— Start of Source excerpt —

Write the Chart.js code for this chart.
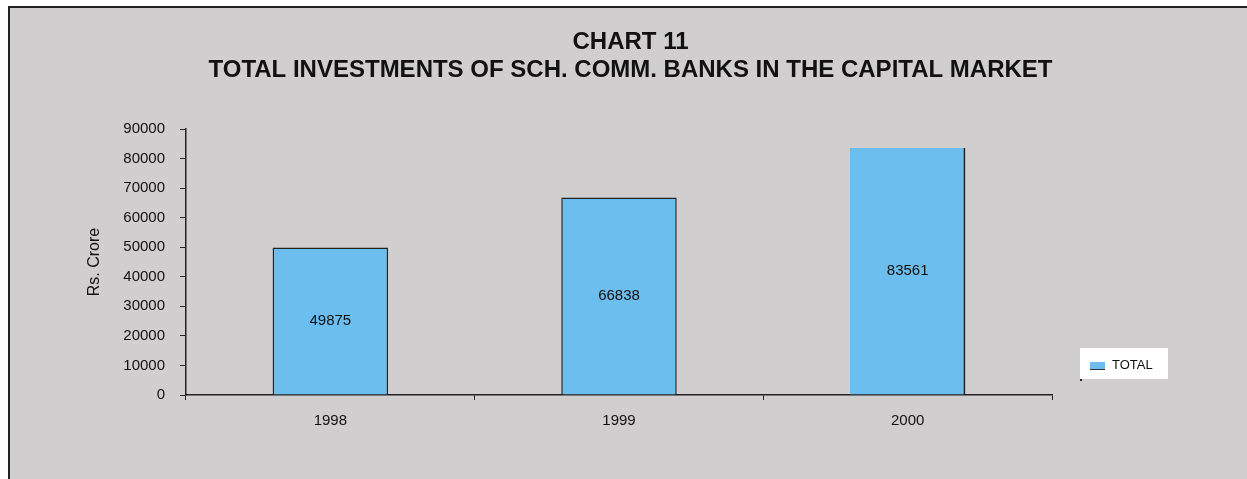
<!DOCTYPE html>
<html>
<head>
<meta charset="utf-8">
<title>Chart 11</title>
<script src="https://cdn.jsdelivr.net/npm/chart.js@4/dist/chart.umd.min.js"></script>
<style>
  html, body { margin: 0; padding: 0; background: #fff; }
  #wrap { width: 1247px; height: 479px; position: relative; }
</style>
</head>
<body>
<div id="wrap"><canvas id="investChart" width="1247" height="479"></canvas></div>
<script>
// Chart data
const years = ['1998', '1999', '2000'];
const totals = [49875, 66838, 83561];
const seriesName = 'TOTAL';
const yTicks = [0, 10000, 20000, 30000, 40000, 50000, 60000, 70000, 80000, 90000];
const titleLines = ['CHART 11', 'TOTAL INVESTMENTS OF SCH. COMM. BANKS IN THE CAPITAL MARKET'];
const yTitle = 'Rs. Crore';

const barFill = '#6cbeee';
const panelGray = '#d0cece';
const FONT = 'Arial, "Liberation Sans", sans-serif';

// Gray panel with a dark frame behind everything
const panelPlugin = {
    id: 'panel',
    beforeDraw(chart) {
        const c = chart.ctx;
        c.save();
        c.fillStyle = '#ffffff';
        c.fillRect(0, 0, chart.width, chart.height);
        c.fillStyle = panelGray;
        c.fillRect(8, 6, chart.width, chart.height);
        c.strokeStyle = '#222';
        c.lineWidth = 2;
        c.beginPath();
        c.moveTo(9, chart.height);
        c.lineTo(9, 7);
        c.lineTo(chart.width, 7);
        c.stroke();
        c.restore();
    }
};

// Value written in the middle of each bar
const barValuePlugin = {
    id: 'barValues',
    afterDatasetsDraw(chart) {
        const c = chart.ctx;
        const meta = chart.getDatasetMeta(0);
        c.save();
        c.font = '15px ' + FONT;
        c.fillStyle = '#111';
        c.textAlign = 'center';
        c.textBaseline = 'middle';
        meta.data.forEach((bar, i) => {
            const mid = (bar.y + bar.base) / 2;
            c.fillText(String(chart.data.datasets[0].data[i]), bar.x, mid);
        });
        c.restore();
    }
};

// Small boxed legend sitting right of the plot
const sideLegendPlugin = {
    id: 'sideLegend',
    afterDraw(chart) {
        const c = chart.ctx;
        const ds = chart.data.datasets[0];
        const x = chart.chartArea.right + 28;
        const y = chart.chartArea.bottom - 47;
        c.save();
        c.fillStyle = '#ffffff';
        c.fillRect(x, y, 88, 31);
        c.fillStyle = '#222';
        c.fillRect(x, y + 31, 2, 2);
        c.fillStyle = ds.backgroundColor;
        c.fillRect(x + 10, y + 14, 15, 7);
        c.strokeStyle = '#333';
        c.lineWidth = 1;
        c.beginPath();
        c.moveTo(x + 10, y + 21.5);
        c.lineTo(x + 25, y + 21.5);
        c.stroke();
        c.font = '13px ' + FONT;
        c.fillStyle = '#111';
        c.textAlign = 'left';
        c.textBaseline = 'middle';
        c.fillText(ds.label, x + 32, y + 17);
        c.restore();
    }
};

const ctx = document.getElementById('investChart').getContext('2d');
const chart = new Chart(ctx, {
    type: 'bar',
    data: {
        labels: years,
        datasets: [{
            label: seriesName,
            data: totals,
            backgroundColor: barFill,
            borderColor: '#222',
            borderWidth: [
                { top: 1.5, right: 1.5, bottom: 0, left: 1.5 },
                { top: 1.5, right: 1.5, bottom: 0, left: 1.5 },
                { top: 0, right: 2, bottom: 0, left: 0 }
            ],
            borderSkipped: false,
            barPercentage: 0.8,
            categoryPercentage: 0.5
        }]
    },
    options: {
        responsive: false,
        animation: false,
        events: [],
        layout: { padding: { left: 14, right: 0, top: 0, bottom: 0 } },
        plugins: {
            legend: { display: false },
            tooltip: { enabled: false },
            title: {
                display: true,
                text: titleLines,
                color: '#111',
                font: { family: FONT, size: 24, weight: 'bold', lineHeight: 1.167 },
                padding: { top: 28, bottom: 45 }
            }
        },
        scales: {
            x: {
                grid: {
                    display: true,
                    drawOnChartArea: false,
                    offset: true,
                    tickLength: 5,
                    color: '#222'
                },
                border: { display: true, color: '#222', width: 1.5 },
                ticks: {
                    color: '#111',
                    padding: 12,
                    font: { family: FONT, size: 15 }
                },
                afterFit(scale) { scale.height = 84; }
            },
            y: {
                min: 0,
                max: 90000,
                afterBuildTicks(scale) {
                    scale.ticks = yTicks.map(v => ({ value: v }));
                },
                grid: {
                    display: true,
                    drawOnChartArea: false,
                    tickLength: 6,
                    color: '#222'
                },
                border: { display: true, color: '#222', width: 1.5 },
                ticks: {
                    color: '#111',
                    padding: 15,
                    font: { family: FONT, size: 15 },
                    callback: v => String(v)
                },
                title: {
                    display: true,
                    text: yTitle,
                    color: '#111',
                    font: { family: FONT, size: 16 },
                    padding: { top: 71, bottom: 0 }
                },
                afterFit(scale) { scale.width = 172; }
            },
            // empty right-hand axis that reserves room for the legend
            yRight: {
                type: 'linear',
                position: 'right',
                display: true,
                grid: { display: false },
                border: { display: false },
                ticks: { display: false },
                afterFit(scale) { scale.width = 195; }
            }
        }
    },
    plugins: [panelPlugin, barValuePlugin, sideLegendPlugin]
});
</script>
</body>
</html>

— End of Source excerpt —

Short exercise —
Repeat only the lines between the start of the data and the line with "const yTitle = 'Rs. Crore';", including those two lines, and skip the pictures.

Solution below —
Write the Chart.js code for this chart.
<!DOCTYPE html>
<html>
<head>
<meta charset="utf-8">
<title>Chart 11</title>
<script src="https://cdn.jsdelivr.net/npm/chart.js@4/dist/chart.umd.min.js"></script>
<style>
  html, body { margin: 0; padding: 0; background: #fff; }
  #wrap { width: 1247px; height: 479px; position: relative; }
</style>
</head>
<body>
<div id="wrap"><canvas id="investChart" width="1247" height="479"></canvas></div>
<script>
// Chart data
const years = ['1998', '1999', '2000'];
const totals = [49875, 66838, 83561];
const seriesName = 'TOTAL';
const yTicks = [0, 10000, 20000, 30000, 40000, 50000, 60000, 70000, 80000, 90000];
const titleLines = ['CHART 11', 'TOTAL INVESTMENTS OF SCH. COMM. BANKS IN THE CAPITAL MARKET'];
const yTitle = 'Rs. Crore';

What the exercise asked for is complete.